● Collected data:
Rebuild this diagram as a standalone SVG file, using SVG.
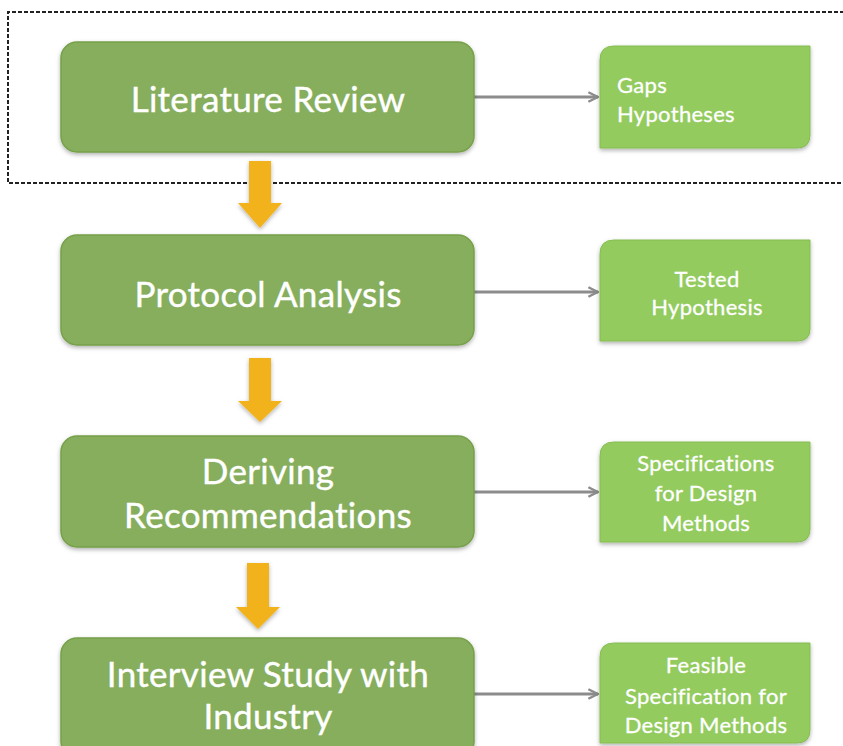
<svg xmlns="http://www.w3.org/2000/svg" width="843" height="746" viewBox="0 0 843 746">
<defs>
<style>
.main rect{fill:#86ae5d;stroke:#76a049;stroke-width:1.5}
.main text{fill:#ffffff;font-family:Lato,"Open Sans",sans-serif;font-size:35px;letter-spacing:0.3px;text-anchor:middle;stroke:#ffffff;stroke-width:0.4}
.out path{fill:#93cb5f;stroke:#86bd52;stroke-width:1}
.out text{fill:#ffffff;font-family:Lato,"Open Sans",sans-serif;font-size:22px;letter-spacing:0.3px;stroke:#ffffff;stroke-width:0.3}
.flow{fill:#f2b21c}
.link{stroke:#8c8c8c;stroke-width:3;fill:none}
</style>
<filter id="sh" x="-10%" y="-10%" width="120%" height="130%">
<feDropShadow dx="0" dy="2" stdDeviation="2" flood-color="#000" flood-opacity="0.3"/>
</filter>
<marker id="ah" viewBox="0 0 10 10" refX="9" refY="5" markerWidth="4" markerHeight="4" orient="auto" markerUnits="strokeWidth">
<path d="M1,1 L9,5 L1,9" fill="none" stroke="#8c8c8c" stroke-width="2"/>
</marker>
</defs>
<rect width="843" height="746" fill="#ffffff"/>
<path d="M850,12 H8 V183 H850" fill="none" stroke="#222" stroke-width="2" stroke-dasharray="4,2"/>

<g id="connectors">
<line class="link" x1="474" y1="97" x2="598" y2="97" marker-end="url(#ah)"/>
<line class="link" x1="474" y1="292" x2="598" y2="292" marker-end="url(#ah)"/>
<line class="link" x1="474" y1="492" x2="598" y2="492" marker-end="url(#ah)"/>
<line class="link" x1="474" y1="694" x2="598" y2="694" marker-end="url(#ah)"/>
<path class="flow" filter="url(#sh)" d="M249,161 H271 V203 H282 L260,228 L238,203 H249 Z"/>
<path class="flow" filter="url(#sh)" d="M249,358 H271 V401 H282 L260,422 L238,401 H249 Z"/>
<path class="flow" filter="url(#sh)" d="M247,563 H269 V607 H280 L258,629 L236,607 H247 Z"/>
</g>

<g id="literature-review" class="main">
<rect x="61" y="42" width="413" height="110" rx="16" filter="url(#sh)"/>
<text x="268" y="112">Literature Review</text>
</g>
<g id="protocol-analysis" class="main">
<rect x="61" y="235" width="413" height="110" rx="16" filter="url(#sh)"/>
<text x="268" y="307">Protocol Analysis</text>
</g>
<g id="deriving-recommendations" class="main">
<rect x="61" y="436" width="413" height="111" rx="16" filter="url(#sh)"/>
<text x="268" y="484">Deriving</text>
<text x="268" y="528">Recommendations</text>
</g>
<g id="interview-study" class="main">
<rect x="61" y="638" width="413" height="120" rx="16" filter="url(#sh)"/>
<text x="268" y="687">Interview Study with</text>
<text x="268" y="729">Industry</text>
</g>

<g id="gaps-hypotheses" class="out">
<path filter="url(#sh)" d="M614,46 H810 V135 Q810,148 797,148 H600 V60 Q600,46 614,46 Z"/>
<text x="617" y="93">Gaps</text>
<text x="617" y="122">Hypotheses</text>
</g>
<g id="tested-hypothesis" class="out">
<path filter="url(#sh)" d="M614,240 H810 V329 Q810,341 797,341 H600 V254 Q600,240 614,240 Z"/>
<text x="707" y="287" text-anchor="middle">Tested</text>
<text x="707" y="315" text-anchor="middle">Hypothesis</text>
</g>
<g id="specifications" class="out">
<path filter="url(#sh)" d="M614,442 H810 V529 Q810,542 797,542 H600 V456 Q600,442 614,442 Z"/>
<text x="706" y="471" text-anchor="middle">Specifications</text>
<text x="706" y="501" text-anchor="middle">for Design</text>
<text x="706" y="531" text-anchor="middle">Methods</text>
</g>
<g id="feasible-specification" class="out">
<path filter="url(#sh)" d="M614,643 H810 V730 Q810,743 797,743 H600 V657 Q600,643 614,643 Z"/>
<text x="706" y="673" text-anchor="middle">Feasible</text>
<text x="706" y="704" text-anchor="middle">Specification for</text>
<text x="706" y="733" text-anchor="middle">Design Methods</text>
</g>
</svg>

● Set problem: Keep the pictures out of the copy and write out the data exactly as it stands.

● Result of this exercise:
Rebuild this diagram as a standalone SVG file, using SVG.
<svg xmlns="http://www.w3.org/2000/svg" width="843" height="746" viewBox="0 0 843 746">
<defs>
<style>
.main rect{fill:#86ae5d;stroke:#76a049;stroke-width:1.5}
.main text{fill:#ffffff;font-family:Lato,"Open Sans",sans-serif;font-size:35px;letter-spacing:0.3px;text-anchor:middle;stroke:#ffffff;stroke-width:0.4}
.out path{fill:#93cb5f;stroke:#86bd52;stroke-width:1}
.out text{fill:#ffffff;font-family:Lato,"Open Sans",sans-serif;font-size:22px;letter-spacing:0.3px;stroke:#ffffff;stroke-width:0.3}
.flow{fill:#f2b21c}
.link{stroke:#8c8c8c;stroke-width:3;fill:none}
</style>
<filter id="sh" x="-10%" y="-10%" width="120%" height="130%">
<feDropShadow dx="0" dy="2" stdDeviation="2" flood-color="#000" flood-opacity="0.3"/>
</filter>
<marker id="ah" viewBox="0 0 10 10" refX="9" refY="5" markerWidth="4" markerHeight="4" orient="auto" markerUnits="strokeWidth">
<path d="M1,1 L9,5 L1,9" fill="none" stroke="#8c8c8c" stroke-width="2"/>
</marker>
</defs>
<rect width="843" height="746" fill="#ffffff"/>
<path d="M850,12 H8 V183 H850" fill="none" stroke="#222" stroke-width="2" stroke-dasharray="4,2"/>

<g id="connectors">
<line class="link" x1="474" y1="97" x2="598" y2="97" marker-end="url(#ah)"/>
<line class="link" x1="474" y1="292" x2="598" y2="292" marker-end="url(#ah)"/>
<line class="link" x1="474" y1="492" x2="598" y2="492" marker-end="url(#ah)"/>
<line class="link" x1="474" y1="694" x2="598" y2="694" marker-end="url(#ah)"/>
<path class="flow" filter="url(#sh)" d="M249,161 H271 V203 H282 L260,228 L238,203 H249 Z"/>
<path class="flow" filter="url(#sh)" d="M249,358 H271 V401 H282 L260,422 L238,401 H249 Z"/>
<path class="flow" filter="url(#sh)" d="M247,563 H269 V607 H280 L258,629 L236,607 H247 Z"/>
</g>

<g id="literature-review" class="main">
<rect x="61" y="42" width="413" height="110" rx="16" filter="url(#sh)"/>
<text x="268" y="112">Literature Review</text>
</g>
<g id="protocol-analysis" class="main">
<rect x="61" y="235" width="413" height="110" rx="16" filter="url(#sh)"/>
<text x="268" y="307">Protocol Analysis</text>
</g>
<g id="deriving-recommendations" class="main">
<rect x="61" y="436" width="413" height="111" rx="16" filter="url(#sh)"/>
<text x="268" y="484">Deriving</text>
<text x="268" y="528">Recommendations</text>
</g>
<g id="interview-study" class="main">
<rect x="61" y="638" width="413" height="120" rx="16" filter="url(#sh)"/>
<text x="268" y="687">Interview Study with</text>
<text x="268" y="729">Industry</text>
</g>

<g id="gaps-hypotheses" class="out">
<path filter="url(#sh)" d="M614,46 H810 V135 Q810,148 797,148 H600 V60 Q600,46 614,46 Z"/>
<text x="617" y="93">Gaps</text>
<text x="617" y="122">Hypotheses</text>
</g>
<g id="tested-hypothesis" class="out">
<path filter="url(#sh)" d="M614,240 H810 V329 Q810,341 797,341 H600 V254 Q600,240 614,240 Z"/>
<text x="707" y="287" text-anchor="middle">Tested</text>
<text x="707" y="315" text-anchor="middle">Hypothesis</text>
</g>
<g id="specifications" class="out">
<path filter="url(#sh)" d="M614,442 H810 V529 Q810,542 797,542 H600 V456 Q600,442 614,442 Z"/>
<text x="706" y="471" text-anchor="middle">Specifications</text>
<text x="706" y="501" text-anchor="middle">for Design</text>
<text x="706" y="531" text-anchor="middle">Methods</text>
</g>
<g id="feasible-specification" class="out">
<path filter="url(#sh)" d="M614,643 H810 V730 Q810,743 797,743 H600 V657 Q600,643 614,643 Z"/>
<text x="706" y="673" text-anchor="middle">Feasible</text>
<text x="706" y="704" text-anchor="middle">Specification for</text>
<text x="706" y="733" text-anchor="middle">Design Methods</text>
</g>
</svg>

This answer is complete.